Questions about the proof of the isomorphism $k[X] \to \mathcal{O}(X)$ in the book Linear algebraic groups by Springer.

Question

I am reading the book linear algebraic group by Springer. I have some questions on page 8.

Theorem 1.4.5 is: $\phi: k[X] \to \mathcal{O}(X)$ is an isomorphism.

(1) Line 8-9 of the proof of Theorem 1.4.5, it is said that we may assume that $h_x=a_x$ since $D(a_x)=D(a_x^{n_x})$. I don't know why we may assume that $h_x=a_x$.

(2) Line 14 of the proof of Theorem 1.4.5, it is said that the ideal generated by $h_1^2, \ldots, h_s^2$ is $k[X]$ since $D(h_i)$ cover $X$. I don't know why the ideal generated by $h_1^2, \ldots, h_s^2$ is $k[X]$.

Could you explain this more explicitly? Thank you very much.

Answer 1

Question 1: There's a bunch of "replacing _ with _" implicit in the passage. Let's rewrite it.
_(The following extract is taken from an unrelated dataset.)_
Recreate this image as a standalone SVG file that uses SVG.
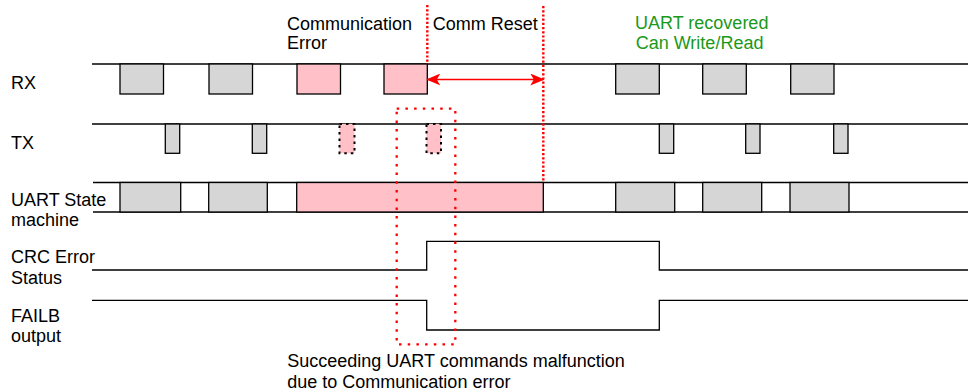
<svg xmlns="http://www.w3.org/2000/svg" width="968" height="392" viewBox="0 0 968 392">
<style>
text{font-family:"Liberation Sans",Arial,sans-serif;font-size:18px;fill:#000}
.green{fill:#1a991a}
.base{stroke:#000;stroke-width:1.3;fill:none}
.gray{fill:#d6d6d6;stroke:#000;stroke-width:1.3}
.pink{fill:#ffc0c8;stroke:#000;stroke-width:1.3}
.pinkdot{fill:#ffc0c8;stroke:#000;stroke-width:2;stroke-dasharray:2.5 4}
.reddot{stroke:#ff0000;stroke-width:2.4;stroke-dasharray:2.2 2;fill:none}
.redbox{stroke:#ff0000;stroke-width:2.3;stroke-dasharray:2.5 6.2;fill:none}
</style>
<defs>
<marker id="ah" viewBox="0 0 14 12" refX="13" refY="6" markerWidth="14" markerHeight="12" markerUnits="userSpaceOnUse" orient="auto-start-reverse">
<path d="M0,0 L14,6 L0,12 L3.5,6 Z" fill="#ff0000"/>
</marker>
</defs>
<rect width="968" height="392" fill="#fff"/>

<g id="rx">
<text x="11" y="89">RX</text>
<line class="base" x1="92" y1="64" x2="968" y2="64"/>
<rect class="gray" x="120" y="64" width="43.5" height="30"/>
<rect class="gray" x="209" y="64" width="43.5" height="30"/>
<rect class="pink" x="297" y="64" width="43.5" height="30"/>
<rect class="pink" x="384" y="64" width="43.3" height="30"/>
<rect class="gray" x="615.7" y="64" width="43.6" height="30"/>
<rect class="gray" x="702.7" y="64" width="43.6" height="30"/>
<rect class="gray" x="790.7" y="64" width="43.3" height="30"/>
</g>

<g id="tx">
<text x="11" y="149">TX</text>
<line class="base" x1="92" y1="124" x2="968" y2="124"/>
<rect class="gray" x="165.3" y="124" width="14.4" height="29.3"/>
<rect class="gray" x="252.3" y="124" width="14.4" height="29.3"/>
<rect class="pinkdot" x="339.5" y="124" width="15" height="29.3"/>
<rect class="pinkdot" x="426.5" y="124" width="14.5" height="29.3"/>
<rect class="gray" x="659.3" y="124" width="14.4" height="29.3"/>
<rect class="gray" x="745.7" y="124" width="14.3" height="29.3"/>
<rect class="gray" x="833.7" y="124" width="14.3" height="29.3"/>
</g>

<g id="uart-state">
<text x="11" y="205.7">UART State</text>
<text x="11" y="225.7">machine</text>
<line class="base" x1="93" y1="182.5" x2="968" y2="182.5"/>
<line class="base" x1="93" y1="212" x2="968" y2="212"/>
<rect class="gray" x="120" y="182.5" width="60.7" height="29.5"/>
<rect class="gray" x="208.7" y="182.5" width="58.6" height="29.5"/>
<rect class="pink" x="296.7" y="182.5" width="246.6" height="29.5"/>
<rect class="gray" x="615.7" y="182.5" width="59" height="29.5"/>
<rect class="gray" x="702.7" y="182.5" width="59" height="29.5"/>
<rect class="gray" x="790" y="182.5" width="59" height="29.5"/>
</g>

<g id="crc">
<text x="11" y="263.3">CRC Error</text>
<text x="11" y="284.3">Status</text>
<polyline class="base" points="92,270 426.7,270 426.7,241.3 659.3,241.3 659.3,270 968,270"/>
</g>

<g id="failb">
<text x="11" y="321.7">FAILB</text>
<text x="11" y="342.3">output</text>
<polyline class="base" points="92,300.3 426.7,300.3 426.7,330 659.3,330 659.3,300.3 968,300.3"/>
</g>

<g id="annotations">
<text x="287" y="30">Communication</text>
<text x="287" y="49.3">Error</text>
<text x="432.7" y="30">Comm Reset</text>
<text class="green" x="635" y="29.3">UART recovered</text>
<text class="green" x="635.7" y="49.3">Can Write/Read</text>
<text x="287.3" y="366.5">Succeeding UART commands malfunction</text>
<text x="287.3" y="387.5">due to Communication error</text>
</g>

<g id="connectors">
<line class="reddot" x1="427.3" y1="5" x2="427.3" y2="64"/>
<line class="reddot" x1="543.3" y1="6" x2="543.3" y2="182.5"/>
<line x1="427.3" y1="79.5" x2="543.3" y2="79.5" stroke="#ff0000" stroke-width="1.3" marker-start="url(#ah)" marker-end="url(#ah)"/>
<rect class="redbox" x="396.7" y="108.7" width="58.6" height="235.6"/>
</g>
</svg>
Let $f \in \mathcal{O}(X)$. For each $x$ there exists an open neighborhood $U_x$ of $x$ and $g_x, h_x \in k[X]$ such that $h_x$ does not vanish on $U_x$ and $$f(y) = \frac{g_x(y)}{h_x(y)}$$ for each $y \in U_x$. Replacing $U_x$ with a smaller open neighborhood if necessary, we may assume that $U_x = D(a_x)$ for some $a_x \in k[X]$. Then $D(a_x) \subseteq D(h_x)$, so we have $$a_x^{n_x} = h_x h'_x$$ for some $h'_x \in k[X]$ and $n_x \geq 1$. So for $y \in U_x$ we have $$f(y) =\frac{g_x(y)}{h_x(y)} = \frac{g_x(y) h'_x(y)}{h_x(y) h'_x(y)}= \frac{g_x(y) h'_x(y)}{a_x(y)^{n_x}}.$$ Since $D(a_x) = D(a_x^{n_x})$, we may replace $a_x$ with $a_x^{n_x}$, so that $$f(y) = \frac{g_x(y) h'_x(y)}{a_x(y)}.$$ Now replace $g_x$ with $g_x h'_x$ and also replace $h_x$ with $a_x$, so that the above becomes $$f(y) = \frac{g_x(y)}{h_x(y)}$$ and we still have $U_x = D(a_x)$ and $h_x = a_x$.

Question 2: Well, if the $D(h_i)$ cover $X$, then the $D(h_i^2)$ also cover $X$, since $D(h_i) = D(h_i^2)$...

As an aside, my general feeling is that Springer's attempt to make the book totally self-contained by including all the necessary algebraic geometry is probably a bit too much for someone who doesn't actually know algebraic geometry yet. It's probably far easier to learn the relevant algebraic geometry elsewhere.